In September 2022, India’s annual inflation rate rose from 7% in August to a five-month high of 7.41%. The CPI figure has now exceeded the Reserve Bank of India’s (RBI) maximum tolerance level of 6% for nine consecutive months. To counter inflation, the Monetary Policy Committee (MPC) hiked the repo rate by 50 basis points (bps) to 5.90 per cent on September 30. The MPC has increased the key rate by 190 basis points so far this fiscal year, but nevertheless, retail inflation has continued to rise over the RBI’s upper tolerance limit. In keeping with the uptick in the repo rate, banks have begun raising the interest rates on their fixed deposit products.

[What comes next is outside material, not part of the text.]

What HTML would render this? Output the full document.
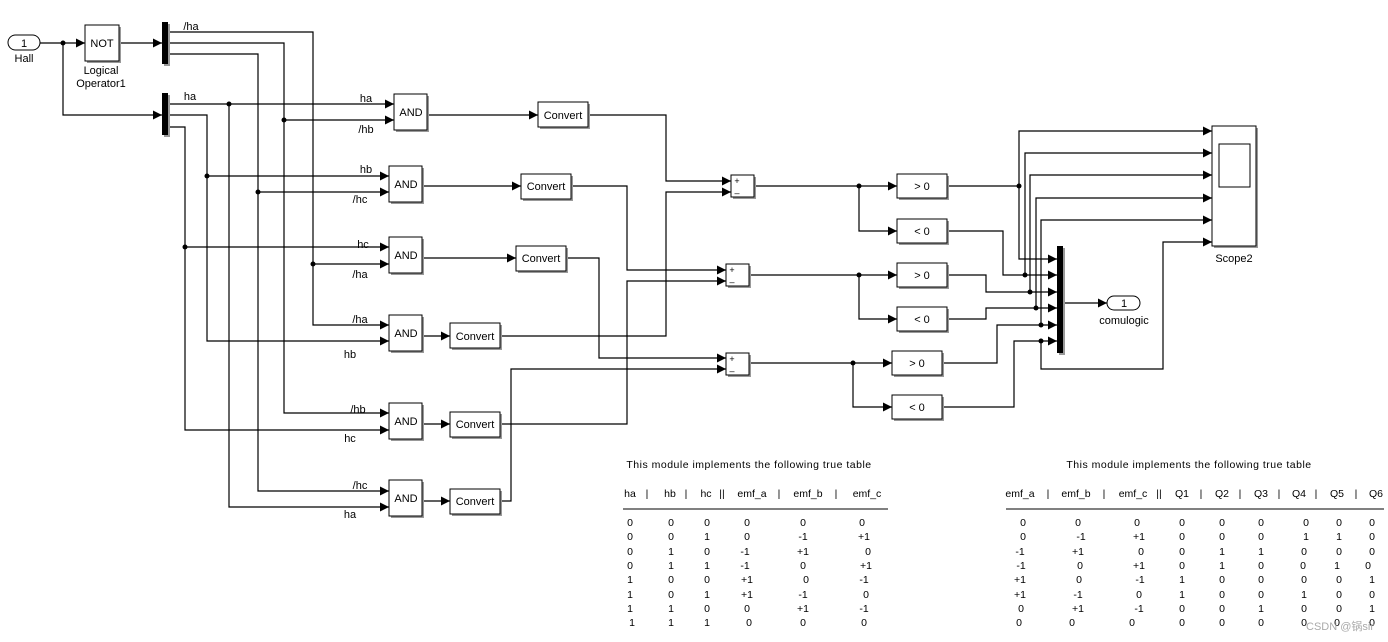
<!DOCTYPE html>
<html><head><meta charset="utf-8"><style>
html,body{margin:0;padding:0;background:#fff;}
svg{display:block;font-family:"Liberation Sans","Noto Sans CJK SC",sans-serif;}
</style></head><body>
<svg width="1388" height="642" viewBox="0 0 1388 642" xmlns="http://www.w3.org/2000/svg">
<defs>
<marker id="a" viewBox="0 0 10 10" refX="10" refY="5" markerWidth="9" markerHeight="9" markerUnits="userSpaceOnUse" orient="auto"><path d="M0,0L10,5L0,10z" fill="#000"/></marker>
</defs>
<rect width="1388" height="642" fill="#fff"/>
<g fill="none" stroke="#000" stroke-width="1.2" marker-end="url(#a)">
<path d="M40,43H85"/>
<path d="M63,43V115H162"/>
<path d="M119,43H162"/>
<path d="M168,32H313V325H389"/>
<path d="M313,264H389"/>
<path d="M168,43H284V413H389"/>
<path d="M284,120H394"/>
<path d="M168,54H258V491H389"/>
<path d="M258,192H389"/>
<path d="M168,104H394"/>
<path d="M229,104V507H389"/>
<path d="M168,115H207V341H389"/>
<path d="M207,176H389"/>
<path d="M168,127H185V430H389"/>
<path d="M185,247H389"/>
<path d="M427,115H538"/>
<path d="M422,186H521"/>
<path d="M422,258H516"/>
<path d="M422,336H450"/>
<path d="M422,424H450"/>
<path d="M422,501H450"/>
<path d="M588,115H666V181H731"/>
<path d="M500,336H666V192H731"/>
<path d="M571,186H627V270H726"/>
<path d="M500,424H627V281H726"/>
<path d="M566,258H599V358H726"/>
<path d="M500,501H511V369H726"/>
<path d="M754,186H897"/>
<path d="M859,186V231H897"/>
<path d="M748,275H897"/>
<path d="M859,275V319H897"/>
<path d="M748,363H892"/>
<path d="M853,363V407H892"/>
<path d="M947,186H1019V259H1057"/>
<path d="M1019,186V131H1212"/>
<path d="M947,231H1003V275H1057"/>
<path d="M1025,275V153H1212"/>
<path d="M947,275H986V292H1057"/>
<path d="M1030,292V175H1212"/>
<path d="M947,319H986V308H1057"/>
<path d="M1036,308V198H1212"/>
<path d="M942,363H997V325H1057"/>
<path d="M1041,325V220H1212"/>
<path d="M942,407H1014V341H1057"/>
<path d="M1041,341V369H1163V242H1212"/>
<path d="M1063,303H1107"/>
</g>
<g fill="#000">
<circle cx="63" cy="43" r="2.5"/><circle cx="313" cy="264" r="2.5"/><circle cx="284" cy="120" r="2.5"/>
<circle cx="258" cy="192" r="2.5"/><circle cx="229" cy="104" r="2.5"/><circle cx="207" cy="176" r="2.5"/>
<circle cx="185" cy="247" r="2.5"/><circle cx="859" cy="186" r="2.5"/><circle cx="859" cy="275" r="2.5"/>
<circle cx="853" cy="363" r="2.5"/><circle cx="1019" cy="186" r="2.5"/><circle cx="1025" cy="275" r="2.5"/>
<circle cx="1030" cy="292" r="2.5"/><circle cx="1036" cy="308" r="2.5"/><circle cx="1041" cy="325" r="2.5"/>
<circle cx="1041" cy="341" r="2.5"/>
</g>
<g fill="#999">
<rect x="87" y="27" width="34" height="36"/>
<rect x="396" y="96" width="33" height="36"/><rect x="391" y="168" width="33" height="36"/><rect x="391" y="239" width="33" height="36"/>
<rect x="391" y="317" width="33" height="36"/><rect x="391" y="405" width="33" height="36"/><rect x="391" y="482" width="33" height="36"/>
<rect x="540" y="104" width="50" height="25"/><rect x="523" y="176" width="50" height="25"/><rect x="518" y="248" width="50" height="25"/>
<rect x="452" y="325" width="50" height="25"/><rect x="452" y="414" width="50" height="25"/><rect x="452" y="491" width="50" height="25"/>
<rect x="733" y="177" width="23" height="22"/><rect x="728" y="266" width="23" height="22"/><rect x="728" y="355" width="23" height="22"/>
<rect x="899" y="176" width="50" height="24"/><rect x="899" y="221" width="50" height="24"/><rect x="899" y="265" width="50" height="24"/>
<rect x="899" y="309" width="50" height="24"/><rect x="894" y="353" width="50" height="24"/><rect x="894" y="397" width="50" height="24"/>
<rect x="1214" y="128" width="44" height="120"/>
<rect x="164" y="24" width="6" height="42"/><rect x="164" y="95" width="6" height="42"/><rect x="1059" y="248" width="6" height="107"/>
</g>
<g fill="#fff" stroke="#000" stroke-width="1">
<rect x="85" y="25" width="34" height="36"/>
<rect x="394" y="94" width="33" height="36"/><rect x="389" y="166" width="33" height="36"/><rect x="389" y="237" width="33" height="36"/>
<rect x="389" y="315" width="33" height="36"/><rect x="389" y="403" width="33" height="36"/><rect x="389" y="480" width="33" height="36"/>
<rect x="538" y="102" width="50" height="25"/><rect x="521" y="174" width="50" height="25"/><rect x="516" y="246" width="50" height="25"/>
<rect x="450" y="323" width="50" height="25"/><rect x="450" y="412" width="50" height="25"/><rect x="450" y="489" width="50" height="25"/>
<rect x="731" y="175" width="23" height="22"/><rect x="726" y="264" width="23" height="22"/><rect x="726" y="353" width="23" height="22"/>
<rect x="897" y="174" width="50" height="24"/><rect x="897" y="219" width="50" height="24"/><rect x="897" y="263" width="50" height="24"/>
<rect x="897" y="307" width="50" height="24"/><rect x="892" y="351" width="50" height="24"/><rect x="892" y="395" width="50" height="24"/>
<rect x="1212" y="126" width="44" height="120"/>
<rect x="1219" y="144" width="31" height="43"/>
<rect x="8" y="35" width="32" height="15" rx="7.5"/>
<rect x="1107" y="296" width="33" height="14" rx="7"/>
</g>
<g fill="#000">
<rect x="162" y="22" width="6" height="42"/><rect x="162" y="93" width="6" height="42"/><rect x="1057" y="246" width="6" height="107"/>
</g>
<g font-size="11" fill="#000" text-anchor="middle">
<text x="24" y="47">1</text><text x="24" y="62">Hall</text>
<text x="102" y="47">NOT</text><text x="101" y="74">Logical</text><text x="101" y="87">Operator1</text>
<text x="411" y="116">AND</text><text x="406" y="188">AND</text><text x="406" y="259">AND</text>
<text x="406" y="337">AND</text><text x="406" y="425">AND</text><text x="406" y="502">AND</text>
<text x="563" y="119">Convert</text><text x="546" y="190">Convert</text><text x="541" y="262">Convert</text>
<text x="475" y="340">Convert</text><text x="475" y="428">Convert</text><text x="475" y="505">Convert</text>
<text x="922" y="190">&gt; 0</text><text x="922" y="235">&lt; 0</text><text x="922" y="279">&gt; 0</text>
<text x="922" y="323">&lt; 0</text><text x="917" y="367">&gt; 0</text><text x="917" y="411">&lt; 0</text>
<text x="1124" y="307">1</text><text x="1124" y="324">comulogic</text>
<text x="1234" y="262">Scope2</text>
<text x="191" y="30">/ha</text><text x="190" y="100">ha</text>
<text x="366" y="102">ha</text><text x="366" y="133">/hb</text>
<text x="366" y="173">hb</text><text x="360" y="203">/hc</text>
<text x="363" y="248">hc</text><text x="360" y="278">/ha</text>
<text x="360" y="323">/ha</text><text x="350" y="358">hb</text>
<text x="358" y="413">/hb</text><text x="350" y="442">hc</text>
<text x="360" y="489">/hc</text><text x="350" y="518">ha</text>
</g>
<g font-size="9" text-anchor="middle">
<text x="737" y="184">+</text><text x="737" y="196">–</text>
<text x="732" y="273">+</text><text x="732" y="285">–</text>
<text x="732" y="362">+</text><text x="732" y="374">–</text>
</g>
<g font-size="10.5" fill="#000" text-anchor="middle">
<text x="749" y="468" letter-spacing="0.5">This module implements the following true table</text>
<text x="630" y="497">ha</text><text x="647" y="497">|</text><text x="670" y="497">hb</text><text x="686" y="497">|</text>
<text x="706" y="497">hc</text><text x="722" y="497">||</text><text x="752" y="497">emf_a</text><text x="779" y="497">|</text>
<text x="808" y="497">emf_b</text><text x="836" y="497">|</text><text x="867" y="497">emf_c</text>
<text x="630" y="526">0</text><text x="671" y="526">0</text><text x="707" y="526">0</text><text x="747" y="526">0</text><text x="803" y="526">0</text><text x="862" y="526">0</text>
<text x="630" y="540">0</text><text x="671" y="540">0</text><text x="707" y="540">1</text><text x="747" y="540">0</text><text x="803" y="540">-1</text><text x="864" y="540">+1</text>
<text x="630" y="555">0</text><text x="671" y="555">1</text><text x="707" y="555">0</text><text x="745" y="555">-1</text><text x="803" y="555">+1</text><text x="868" y="555">0</text>
<text x="630" y="569">0</text><text x="671" y="569">1</text><text x="707" y="569">1</text><text x="745" y="569">-1</text><text x="803" y="569">0</text><text x="866" y="569">+1</text>
<text x="630" y="583">1</text><text x="671" y="583">0</text><text x="707" y="583">0</text><text x="747" y="583">+1</text><text x="806" y="583">0</text><text x="864" y="583">-1</text>
<text x="630" y="598">1</text><text x="671" y="598">0</text><text x="707" y="598">1</text><text x="747" y="598">+1</text><text x="803" y="598">-1</text><text x="866" y="598">0</text>
<text x="630" y="612">1</text><text x="671" y="612">1</text><text x="707" y="612">0</text><text x="747" y="612">0</text><text x="803" y="612">+1</text><text x="864" y="612">-1</text>
<text x="632" y="626">1</text><text x="671" y="626">1</text><text x="707" y="626">1</text><text x="749" y="626">0</text><text x="803" y="626">0</text><text x="864" y="626">0</text>
</g>
<line x1="623" y1="509" x2="888" y2="509" stroke="#000" stroke-width="1"/>
<g font-size="10.5" fill="#000" text-anchor="middle">
<text x="1189" y="468" letter-spacing="0.5">This module implements the following true table</text>
<text x="1020" y="497">emf_a</text><text x="1048" y="497">|</text><text x="1076" y="497">emf_b</text><text x="1104" y="497">|</text>
<text x="1133" y="497">emf_c</text><text x="1159" y="497">||</text><text x="1182" y="497">Q1</text><text x="1201" y="497">|</text>
<text x="1222" y="497">Q2</text><text x="1240" y="497">|</text><text x="1261" y="497">Q3</text><text x="1279" y="497">|</text>
<text x="1299" y="497">Q4</text><text x="1316" y="497">|</text><text x="1337" y="497">Q5</text><text x="1356" y="497">|</text><text x="1376" y="497">Q6</text>
</g>
<line x1="1006" y1="509" x2="1384" y2="509" stroke="#000" stroke-width="1"/>
<g font-size="10.5" fill="#000" text-anchor="middle">
<text x="1023" y="526">0</text><text x="1078" y="526">0</text><text x="1137" y="526">0</text><text x="1182" y="526">0</text><text x="1222" y="526">0</text><text x="1261" y="526">0</text><text x="1306" y="526">0</text><text x="1339" y="526">0</text><text x="1372" y="526">0</text>
<text x="1023" y="540">0</text><text x="1081" y="540">-1</text><text x="1139" y="540">+1</text><text x="1182" y="540">0</text><text x="1222" y="540">0</text><text x="1261" y="540">0</text><text x="1306" y="540">1</text><text x="1339" y="540">1</text><text x="1372" y="540">0</text>
<text x="1020" y="555">-1</text><text x="1078" y="555">+1</text><text x="1141" y="555">0</text><text x="1182" y="555">0</text><text x="1222" y="555">1</text><text x="1261" y="555">1</text><text x="1304" y="555">0</text><text x="1339" y="555">0</text><text x="1372" y="555">0</text>
<text x="1021" y="569">-1</text><text x="1080" y="569">0</text><text x="1139" y="569">+1</text><text x="1182" y="569">0</text><text x="1222" y="569">1</text><text x="1261" y="569">0</text><text x="1303" y="569">0</text><text x="1337" y="569">1</text><text x="1368" y="569">0</text>
<text x="1020" y="583">+1</text><text x="1079" y="583">0</text><text x="1140" y="583">-1</text><text x="1182" y="583">1</text><text x="1222" y="583">0</text><text x="1261" y="583">0</text><text x="1304" y="583">0</text><text x="1339" y="583">0</text><text x="1372" y="583">1</text>
<text x="1020" y="598">+1</text><text x="1078" y="598">-1</text><text x="1139" y="598">0</text><text x="1182" y="598">1</text><text x="1222" y="598">0</text><text x="1261" y="598">0</text><text x="1304" y="598">1</text><text x="1339" y="598">0</text><text x="1372" y="598">0</text>
<text x="1021" y="612">0</text><text x="1078" y="612">+1</text><text x="1139" y="612">-1</text><text x="1182" y="612">0</text><text x="1222" y="612">0</text><text x="1261" y="612">1</text><text x="1304" y="612">0</text><text x="1339" y="612">0</text><text x="1372" y="612">1</text>
<text x="1019" y="626">0</text><text x="1072" y="626">0</text><text x="1132" y="626">0</text><text x="1182" y="626">0</text><text x="1222" y="626">0</text><text x="1261" y="626">0</text><text x="1304" y="626">0</text><text x="1337" y="626">0</text><text x="1372" y="626">0</text>
</g>
<text x="1340" y="630" font-size="11" fill="#aaa" text-anchor="middle">CSDN @锅sir</text>
</svg>
</body></html>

However, if we look at leading private and public sector banks as an example, they are still below the inflation threshold despite the interest rate increases on fixed deposits. On the other hand, in response to rising interest rates, the government raised the interest rates on a few small savings schemes by as much as 30 basis points for the third quarter (October to December) of the current fiscal year or FY23. However, all other programmes, with the exception of the Senior Citizen Savings Scheme (SCSS) and Sukanya Samriddhi Account, offer returns that are below inflation. On the other hand, investors should exercise caution before making an investment in the equity market because it is bordered by global discontent and macroeconomic tensions. Where can investors invest in light of the present inflation environment to earn returns that outpace inflation?
Sreekanth Nadella, MD and CEO, KFintech said “With inflation hitting a five-month high investors are likely to be concerned and looking for avenues that help get better returns. National Pension Scheme (NPS), is a market-linked investment that offers returns that are known to beat inflation over the long term. It is a good investment choice as it offers better return with minimum risk involved, offers tax benefits of up to ₹2 lakh under various sections, and promises a monthly income post-retirement.”

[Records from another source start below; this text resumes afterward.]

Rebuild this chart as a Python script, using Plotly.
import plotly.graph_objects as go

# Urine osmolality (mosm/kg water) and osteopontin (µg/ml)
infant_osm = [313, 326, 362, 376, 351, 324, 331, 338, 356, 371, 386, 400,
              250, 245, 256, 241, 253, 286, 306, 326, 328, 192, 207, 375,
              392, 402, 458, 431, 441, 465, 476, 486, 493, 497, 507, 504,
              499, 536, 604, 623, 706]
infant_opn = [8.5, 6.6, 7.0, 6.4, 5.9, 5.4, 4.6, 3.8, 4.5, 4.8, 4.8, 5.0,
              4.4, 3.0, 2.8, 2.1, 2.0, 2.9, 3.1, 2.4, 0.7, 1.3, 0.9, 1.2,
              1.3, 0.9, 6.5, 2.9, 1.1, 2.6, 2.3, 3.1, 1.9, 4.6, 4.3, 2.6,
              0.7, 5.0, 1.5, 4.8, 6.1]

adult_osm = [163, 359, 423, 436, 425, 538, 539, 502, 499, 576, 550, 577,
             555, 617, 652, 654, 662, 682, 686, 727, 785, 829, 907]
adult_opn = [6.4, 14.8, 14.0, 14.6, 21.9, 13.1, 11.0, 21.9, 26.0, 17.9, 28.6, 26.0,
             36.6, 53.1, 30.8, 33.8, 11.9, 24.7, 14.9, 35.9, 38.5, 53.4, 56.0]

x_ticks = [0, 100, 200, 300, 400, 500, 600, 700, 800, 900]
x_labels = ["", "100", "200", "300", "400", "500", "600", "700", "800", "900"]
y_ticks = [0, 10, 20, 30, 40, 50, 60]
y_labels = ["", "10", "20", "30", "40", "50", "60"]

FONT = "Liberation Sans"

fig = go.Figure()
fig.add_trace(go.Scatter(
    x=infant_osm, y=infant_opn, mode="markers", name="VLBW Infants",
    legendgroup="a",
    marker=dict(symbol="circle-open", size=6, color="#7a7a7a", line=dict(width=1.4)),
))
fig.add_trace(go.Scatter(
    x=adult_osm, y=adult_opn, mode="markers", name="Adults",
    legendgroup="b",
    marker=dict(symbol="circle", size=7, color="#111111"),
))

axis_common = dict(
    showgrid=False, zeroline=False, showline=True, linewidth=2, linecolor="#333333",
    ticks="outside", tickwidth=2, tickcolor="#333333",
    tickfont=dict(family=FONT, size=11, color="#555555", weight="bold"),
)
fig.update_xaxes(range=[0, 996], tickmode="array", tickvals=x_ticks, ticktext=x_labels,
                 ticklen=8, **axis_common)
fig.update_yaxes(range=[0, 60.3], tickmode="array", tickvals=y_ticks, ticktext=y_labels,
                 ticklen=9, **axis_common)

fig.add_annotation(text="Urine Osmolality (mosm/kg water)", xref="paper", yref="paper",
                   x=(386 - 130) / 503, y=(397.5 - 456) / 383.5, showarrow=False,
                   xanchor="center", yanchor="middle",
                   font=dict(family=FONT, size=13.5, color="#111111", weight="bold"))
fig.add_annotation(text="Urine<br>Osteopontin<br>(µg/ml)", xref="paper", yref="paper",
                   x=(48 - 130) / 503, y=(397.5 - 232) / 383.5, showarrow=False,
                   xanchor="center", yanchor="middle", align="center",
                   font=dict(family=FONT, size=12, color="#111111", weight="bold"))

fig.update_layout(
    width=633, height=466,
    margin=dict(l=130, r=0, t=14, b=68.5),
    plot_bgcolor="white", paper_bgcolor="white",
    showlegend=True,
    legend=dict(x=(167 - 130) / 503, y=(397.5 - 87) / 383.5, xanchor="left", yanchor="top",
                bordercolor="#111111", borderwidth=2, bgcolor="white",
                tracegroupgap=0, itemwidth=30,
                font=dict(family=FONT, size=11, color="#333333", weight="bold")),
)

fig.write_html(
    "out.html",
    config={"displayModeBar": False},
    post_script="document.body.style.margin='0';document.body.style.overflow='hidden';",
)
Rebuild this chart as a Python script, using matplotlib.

Pawan Parakh, Director & Portfolio Manager of Renaissance Investment Managers said “Traditionally investment in Gold is considered to be a preferred option as a hedge against inflation. However, in the current scenario, that may not stand true. In fact, over the last 1-year gold has corrected by 8-9% in USD terms. This is primarily because central banks across the globe are aggressively increasing interest rates which reduce the relative value proposition of gold in comparison to debt assets. This leaves investors in a fairly tricky situation. Given the increase in deposit rates, investors can consider investing in high-rated debt assets, in the short term. In the long run, large-cap equity assets have the true potential to handsomely beat inflation, while ensuring capital preservation. This holds even more appropriate in India’s context where the NIFTY earnings growth over the next 2-3 years is expected to grow at 15-16% over the next 2-3 years.”
Nitin Rao,Head Products and Proposition, Epsilon Money Mart said “Recent inflation print spiked to 7.41%, which is also a five-month high number. Inflation has bearing on investors’ investments as it impacts the value of money over time. Equities have been one of the best-performing asset classes over the longer time horizon delivering 10-12% returns. Investors may consider equity investment for maximising their wealth and to beat inflationary pressures. The current volatility in the equity markets can be considered as a good entry point from a long-term investment perspective.”
Inflation beating returns is not a challenging feat if a well-diversified portfolio of equities, gold, real estate, short-term bonds, commodities, or any other asset classes has been maintained. But the greatest potential is to get advice from your financial consultants.
The views and recommendations made above are those of individual analysts or broking companies, and not of Mint.